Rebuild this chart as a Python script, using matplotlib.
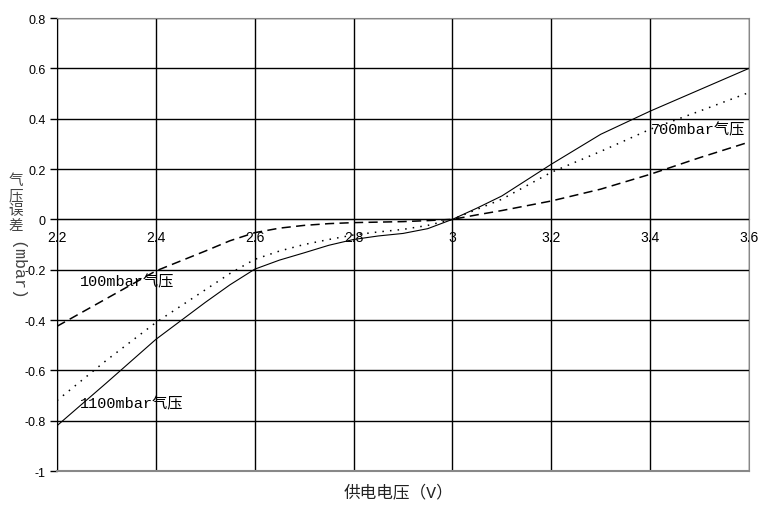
import numpy as np
import matplotlib
matplotlib.use("Agg")
import matplotlib.pyplot as plt

plt.rcParams['font.family'] = ['Liberation Sans', 'Noto Sans CJK SC', 'DejaVu Sans']

# supply voltage (V)
volt = [2.2, 2.3, 2.4, 2.5, 2.55, 2.6, 2.65, 2.7, 2.75, 2.8, 2.85, 2.9, 2.95, 3.0,
        3.05, 3.1, 3.2, 3.3, 3.4, 3.5, 3.6]
# pressure error (mbar)
err_1100 = [-0.82, -0.65, -0.477, -0.33, -0.26, -0.198, -0.162, -0.133, -0.103, -0.08,
            -0.066, -0.056, -0.037, 0.0, 0.045, 0.093, 0.219, 0.338, 0.43, 0.515, 0.60]
err_700 = [-0.72, -0.56, -0.41, -0.28, -0.215, -0.159, -0.126, -0.10, -0.08, -0.062,
           -0.05, -0.04, -0.024, 0.0, 0.04, 0.08, 0.187, 0.27, 0.358, 0.43, 0.504]
err_100 = [-0.425, -0.315, -0.205, -0.126, -0.085, -0.053, -0.035, -0.024, -0.017, -0.013,
           -0.011, -0.009, -0.005, 0.0, 0.018, 0.035, 0.073, 0.12, 0.179, 0.245, 0.307]

xticks = [2.2, 2.4, 2.6, 2.8, 3.0, 3.2, 3.4, 3.6]
xtick_labels = ['2.2', '2.4', '2.6', '2.8', '3', '3.2', '3.4', '3.6']
yticks = [-1, -0.8, -0.6, -0.4, -0.2, 0, 0.2, 0.4, 0.6, 0.8]
ytick_labels = ['-1', '-0.8', '-0.6', '-0.4', '-0.2', '0', '0.2', '0.4', '0.6', '0.8']
ylabel_chars = ['气', '压', '误', '差']

fig = plt.figure(figsize=(7.64, 5.10), dpi=100)
ax = fig.add_axes([0.0746, 0.0745, 0.9058, 0.8882])

ax.plot(volt, err_1100, color='black', lw=0.8, ls='-')
ax.plot(volt, err_700, color='black', lw=1.1, ls=(0, (1, 4)))
ax.plot(volt, err_100, color='black', lw=1.1, ls=(0, (6, 3.5)))

ax.set_xlim(2.2, 3.6)
ax.set_ylim(-1, 0.8)
ax.set_xticks(xticks)
ax.set_xticklabels(xtick_labels, fontsize=9)
ax.set_yticks(yticks)
ax.set_yticklabels(ytick_labels, fontsize=9)

ax.set_axisbelow(True)
ax.grid(True, color='black', lw=1.0)

# x axis sits on y = 0
ax.spines['bottom'].set_position(('data', 0))
ax.spines['bottom'].set_color('black')
ax.tick_params(axis='x', length=0, pad=8)
ax.tick_params(axis='y', length=5, direction='out', width=1, pad=3)
ax.spines['left'].set_color('black')
for s in ['top', 'right']:
    ax.spines[s].set_color('#888888')
    ax.spines[s].set_zorder(3)
ax.axhline(-1, color='#888888', lw=1.5, zorder=3, clip_on=False)

cjk = ['Liberation Mono', 'Noto Sans CJK SC']
ax.text(2.2465, -0.247, '100mbar气压', family=cjk, fontsize=11, va='center', ha='left')
ax.text(2.2465, -0.732, '1100mbar气压', family=cjk, fontsize=11, va='center', ha='left')
ax.text(3.401, 0.358, '700mbar气压', family=cjk, fontsize=11, va='center', ha='left')

fig.text(398 / 764, 1 - 492 / 510, '供电电压（V）', family=cjk, fontsize=12,
         ha='center', va='center', color='#222222')
# stacked vertical y label
for i, ch in enumerate(ylabel_chars):
    fig.text(16 / 764, 1 - (181 + 15 * i) / 510, ch, family=['Noto Sans CJK SC'],
             fontsize=10.5, ha='center', va='center', color='#444444')
fig.text(17 / 764, 1 - 271 / 510, '(mbar)', family=cjk, fontsize=12,
         ha='center', va='center', rotation=270, color='#444444')

fig.savefig('out.png', dpi=100)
┄┄┄┄┄┄
▸ **Work to complete**
Up to and including the line containing "ax = fig.add_axes([0.0746, 0.0745, 0.9058, 0.8882])", repeat every line from the start of the data, but none of the pictures.

▸ **Result**
Rebuild this chart as a Python script, using matplotlib.
import numpy as np
import matplotlib
matplotlib.use("Agg")
import matplotlib.pyplot as plt

plt.rcParams['font.family'] = ['Liberation Sans', 'Noto Sans CJK SC', 'DejaVu Sans']

# supply voltage (V)
volt = [2.2, 2.3, 2.4, 2.5, 2.55, 2.6, 2.65, 2.7, 2.75, 2.8, 2.85, 2.9, 2.95, 3.0,
        3.05, 3.1, 3.2, 3.3, 3.4, 3.5, 3.6]
# pressure error (mbar)
err_1100 = [-0.82, -0.65, -0.477, -0.33, -0.26, -0.198, -0.162, -0.133, -0.103, -0.08,
            -0.066, -0.056, -0.037, 0.0, 0.045, 0.093, 0.219, 0.338, 0.43, 0.515, 0.60]
err_700 = [-0.72, -0.56, -0.41, -0.28, -0.215, -0.159, -0.126, -0.10, -0.08, -0.062,
           -0.05, -0.04, -0.024, 0.0, 0.04, 0.08, 0.187, 0.27, 0.358, 0.43, 0.504]
err_100 = [-0.425, -0.315, -0.205, -0.126, -0.085, -0.053, -0.035, -0.024, -0.017, -0.013,
           -0.011, -0.009, -0.005, 0.0, 0.018, 0.035, 0.073, 0.12, 0.179, 0.245, 0.307]

xticks = [2.2, 2.4, 2.6, 2.8, 3.0, 3.2, 3.4, 3.6]
xtick_labels = ['2.2', '2.4', '2.6', '2.8', '3', '3.2', '3.4', '3.6']
yticks = [-1, -0.8, -0.6, -0.4, -0.2, 0, 0.2, 0.4, 0.6, 0.8]
ytick_labels = ['-1', '-0.8', '-0.6', '-0.4', '-0.2', '0', '0.2', '0.4', '0.6', '0.8']
ylabel_chars = ['气', '压', '误', '差']

fig = plt.figure(figsize=(7.64, 5.10), dpi=100)
ax = fig.add_axes([0.0746, 0.0745, 0.9058, 0.8882])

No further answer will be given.